Good economic news keeps coming, with the European Investment Bank’s recent loan to develop the Opera Centre and a positive outlook for jobs. But Limerick City and County Council is determined not to be complacent about the region’s future. That’s why next year the Council will undertake a major branding effort – attempting to attract tourists, investment and third level students, among others. City branding (and re-branding) can be a tricky thing. Limerick should learn from the successes and failures of others.
The Council draft budget, presented at a meeting last Friday, contained a few paragraphs about ‘Brand Limerick’ and gave a glimpse of what the campaign might look like. “Limerick City and County Council’s Marketing and Communications unit is engaging international bloggers and social media influencers to create content to tell authentic stories about Limerick,” the document said. “The Strategy identifies four key themes of energy unleashed, into the blue, medieval strongholds and kicking which seek to exploit Limerick’s waterways, activity base, heritage and arts and culture.”
So ‘Brand Limerick’ will rely on the cultural aspects of the region, as observers might expect from an Irish town with as much history as this one. Limerick has a lot to work with, but worldwide examples show just how difficult a task lies ahead. According to a 2014 study by a consulting firm called k629, 86 percent of all city re-branding efforts fail.
Just this year, the city of Edmonton, Canada spent $2 million (about €1.3 million) on a rebrand. It dropped its long-time slogan ‘City of Champions’ and branded itself as ‘Edmonton.’ The move instantly garnered criticism and ridicule on social media. Was this branding effort a waste of money? The city’s elected officials haven’t backed down.
Limerick.ie currently says ‘This is Limerick’ very prominently on its website, while ‘Riverside City’ is a slogan familiar to most residents. The new branding effort could see a major overhaul in how Limerick sells itself. There are always risks in trying to change an area’s image.
“City branding is the accumulation of identity, reputation and the promise that any individual city can become known for certain characteristics,” urbanist Greg Clark, a non-resident senior fellow at the Brookings Institution’s Metropolitan Policy Program, told the Wall Street Journal earlier this year.

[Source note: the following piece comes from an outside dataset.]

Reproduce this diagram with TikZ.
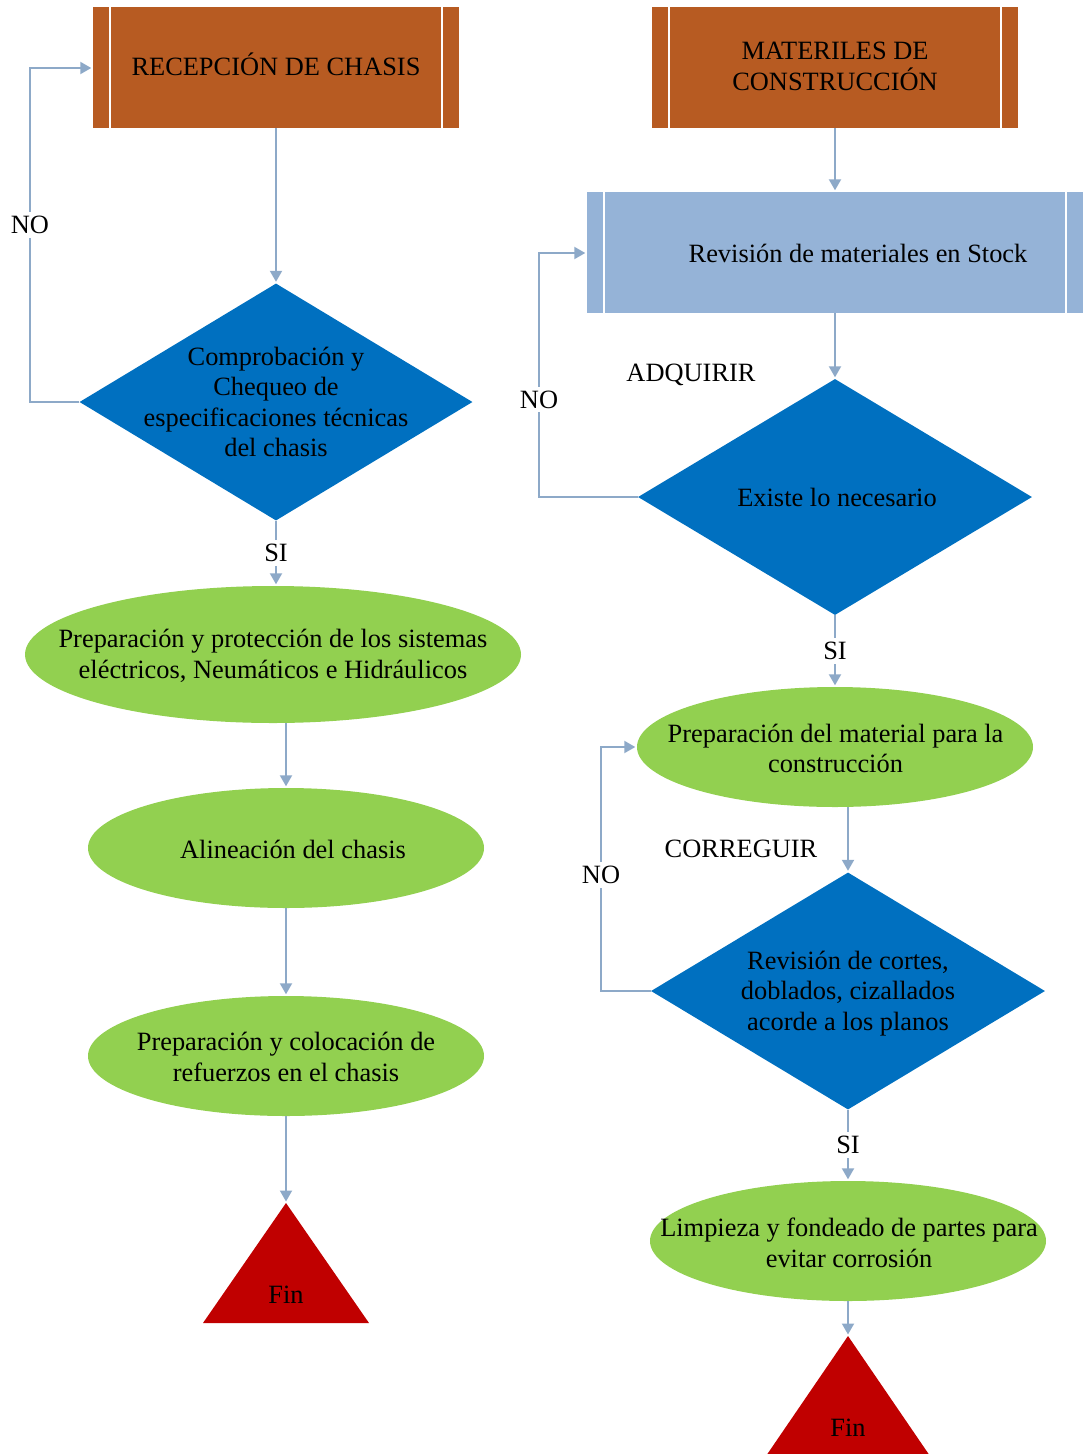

In 2013, the Australian city of Adelaide spent more than $1 million (€639,000) on a new logo that one comedian called ‘a particularly crap origami Pope hat.’ There is currently no information on how much the Council will spend on the branding next year.
“The typical failure is to think that cities need a logo, a slogan and an iconic image,” Clark said in his WSJ interview. “Stuff like that can be useful, but they aren’t solutions unless they are the culmination of other events.”
“City positioning is a long, slow process that doesn’t need to involve much money or ad agencies. It does involve leaders bringing together different representatives of the city.”
Next year will be a test of Limerick’s ability to successfully brand itself. Learning from past attempts may be key to the region’s future.